District information
- Type: Public
- Grades: PreK–8
- Established: 1897
- Superintendent: Matt Condon
- NCES District ID: 1726850

Students and staff
- Students: 893
- District mascot: Warriors
- Colors: Blue Gold

Other information
- Website: www.mgsd70.org

= Morton Grove School District 70 =

School district in Illinois, United States

 Morton Grove School District 70 is a school district headquartered in Morton Grove, Illinois, United States. It operates Park View School and primarily serves eastern Morton Grove.

== History ==
District 70 traces its founding back to 1897 with the construction of a school building at Capulina Avenue and School Street which later became known as Grove School. The school was enlarged and remodeled during the 1920s.
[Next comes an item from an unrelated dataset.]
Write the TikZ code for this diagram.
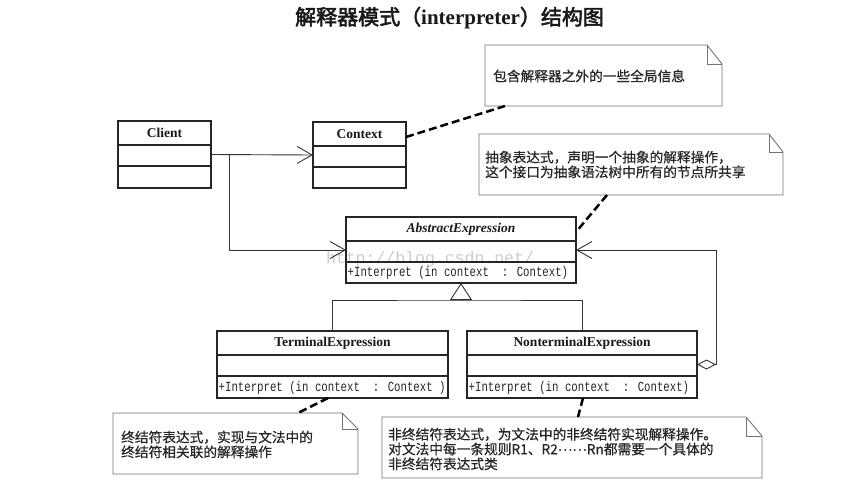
\documentclass[tikz,border=0pt]{standalone}
\usepackage{fontspec}
\usepackage{graphicx}
\setmainfont{Liberation Serif}
\newfontfamily\cjk[FakeBold=0.6]{Noto Sans CJK SC}
\newfontfamily\cjkb[FakeBold=2.5]{Noto Sans CJK SC}
\newfontfamily\opfont{Liberation Mono}
\usetikzlibrary{arrows.meta,calc}
\tikzset{
  cls/.style={draw=black!85, line width=1.2pt, fill=white, inner sep=0pt, outer sep=0pt},
  divider/.style={draw=black!85, line width=1.1pt},
  cname/.style={font=\fontsize{13.5}{16}\selectfont\bfseries, inner sep=0pt, text=black!90},
  op/.style={font=\opfont\fontsize{10.7}{12}\selectfont, inner sep=0pt, anchor=west, text=black!85},
  notebg/.style={draw=none, inner sep=0pt, outer sep=0pt},
  noteline/.style={draw=black!55, line width=0.9pt},
  notetext/.style={font=\cjk\fontsize{13.7}{14.8}\selectfont, align=left, inner sep=0pt, anchor=west, text=black!85},
  assoc/.style={draw=black!80, line width=0.9pt, -{Straight Barb[length=15pt,width=17pt,line width=0.9pt]}},
  dashconn/.style={draw=black, line width=2.5pt, dash pattern=on 8pt off 4pt},
}
\newcommand\mynote[3]{%
  \draw[noteline] (#1.north west) -- ([xshift=-#2]#1.north east) -- ([yshift=-#3]#1.north east) -- (#1.south east) -- (#1.south west) -- cycle;
  \draw[noteline] ([xshift=-#2]#1.north east) |- ([yshift=-#3]#1.north east);}
\newcommand\mydivs[1]{%
  \draw[divider] ([yshift=-24pt]#1.north west) -- ([yshift=-24pt]#1.north east);
  \draw[divider] ([yshift=-45pt]#1.north west) -- ([yshift=-45pt]#1.north east);}
\begin{document}
\begin{tikzpicture}[x=1pt,y=-1pt]
\useasboundingbox[fill=white] (0,0) rectangle (841,496);

% title
\node[anchor=west, inner sep=0pt, text=black!90] (title) at (295,18)
  {\cjkb\fontsize{21}{25}\selectfont 解释器模式（{\rmfamily\bfseries interpreter}）结构图};

% watermark
\node[inner sep=0pt, text=black!20, font=\opfont\fontsize{16.5}{18}\selectfont] (wm) at (430,259) {http://blog.csdn.net/};

% classes
\node[cls, minimum width=93pt, minimum height=67pt] (client) at (164.5,154.5) {};
\node[cls, minimum width=93pt, minimum height=66pt] (context) at (359.5,155) {};
\node[cls, minimum width=230pt, minimum height=66pt, fill=none] (ae) at (461,250) {};
\node[cls, minimum width=231pt, minimum height=67pt] (term) at (332.5,364.5) {};
\node[cls, minimum width=230pt, minimum height=67pt] (nt) at (582,364.5) {};
\mydivs{client}
\mydivs{context}
\mydivs{ae}
\mydivs{term}
\mydivs{nt}

\node[cname] (clientT) at ($(client.north)+(0,12)$) {Client};
\node[cname] (contextT) at ($(context.north)+(0,12)$) {Context};
\node[cname, font=\fontsize{13.5}{16}\selectfont\bfseries\itshape] (aeT) at ($(ae.north)+(0,12)$) {AbstractExpression};
\node[cname] (termT) at ($(term.north)+(0,12)$) {TerminalExpression};
\node[cname] (ntT) at ($(nt.north)+(0,12)$) {NonterminalExpression};

\node[op] (aeOp) at ($(ae.south west)+(1.5,-10.5)$) {\scalebox{1}[1.3]{+Interpret (in context\ \ : Context)}};
\node[op] (termOp) at ($(term.south west)+(1.5,-10.5)$) {\scalebox{1}[1.3]{+Interpret (in context\ \ : Context )}};
\node[op] (ntOp) at ($(nt.south west)+(1.5,-10.5)$) {\scalebox{1}[1.3]{+Interpret (in context\ \ : Context)}};

% associations
\draw[assoc] (client.east) -- (context.west);
\coordinate (br) at (229,154.5);
\draw[assoc] (br) |- (ae.west);
\coordinate (agg) at (716,364.5);
\draw[draw=black!80, line width=0.9pt, {Diamond[open,length=19pt,width=10pt,line width=0.9pt]}-{Straight Barb[length=15pt,width=17pt,line width=0.9pt]}]
  (nt.east) -- (agg) |- (ae.east);

% generalization
\coordinate (gj) at ($(ae.south)+(0,17)$);
\draw[draw=black!80, line width=0.9pt] (term.north) |- (gj) -| (nt.north);
\draw[draw=black!80, line width=0.9pt, -{Triangle[open,length=17pt,width=22pt,line width=0.9pt,fill=white]}] (gj) -- (ae.south);

% notes
\node[notebg, minimum width=237pt, minimum height=61pt] (n1) at (603.5,75.5) {};
\node[notebg, minimum width=304pt, minimum height=61pt] (n2) at (631,164.5) {};
\node[notebg, minimum width=245pt, minimum height=61pt] (n3) at (235.5,443.5) {};
\node[notebg, minimum width=380pt, minimum height=61pt] (n4) at (572,447.5) {};
\mynote{n1}{15pt}{19pt}
\mynote{n2}{14pt}{18pt}
\mynote{n3}{16pt}{16pt}
\mynote{n4}{16pt}{19pt}

\node[notetext] (n1t) at (493,76) {包含解释器之外的一些全局信息};
\node[notetext] (n2t) at (485,164.5) {抽象表达式，声明一个抽象的解释操作，\\这个接口为抽象语法树中所有的节点所共享};
\node[notetext] (n3t) at (121,444.5) {终结符表达式，实现与文法中的\\终结符相关联的解释操作};
\node[notetext] (n4t) at (388,449) {非终结符表达式，为文法中的非终结符实现解释操作。\\对文法中每一条规则R1、R2\raisebox{3.5pt}{……}Rn都需要一个具体的\\非终结符表达式类};

% dashed note links
\draw[dashconn] ($(context.north east)+(0,15)$) -- ($(n1.south west)+(20,0)$);
\draw[dashconn] ($(n2.south west)+(128,0)$) -- ($(ae.north east)+(0,15)$);
\draw[dashconn] ($(term.south)+(-4.5,0)$) -- ($(n3.north west)+(185,0)$);
\draw[dashconn] ($(nt.south)+(1,0)$) -- ($(n4.north west)+(196,0)$);
\end{tikzpicture}
\end{document}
Grove School remained the districts sole school until 1952, with the opening of Park View School at 6200 Lake Street. Multiple additions were made to the school throughout the 1960s and 1970s.

The district opened Blanche Borg School at 8601 Menard Avenue in 1965, thus bringing the number of schools in the district to three schools.

The district closed Grove School in 1978, and the building was then converted into Morton Grove's village hall and police headquarters. The district then closed Blanche Borg School in 1982, and consolidated all students at Park View School.

Since the consolidation of all students at Park View School, the district has made multiple additions to the school, most notably in 1999, 2014, and 2026.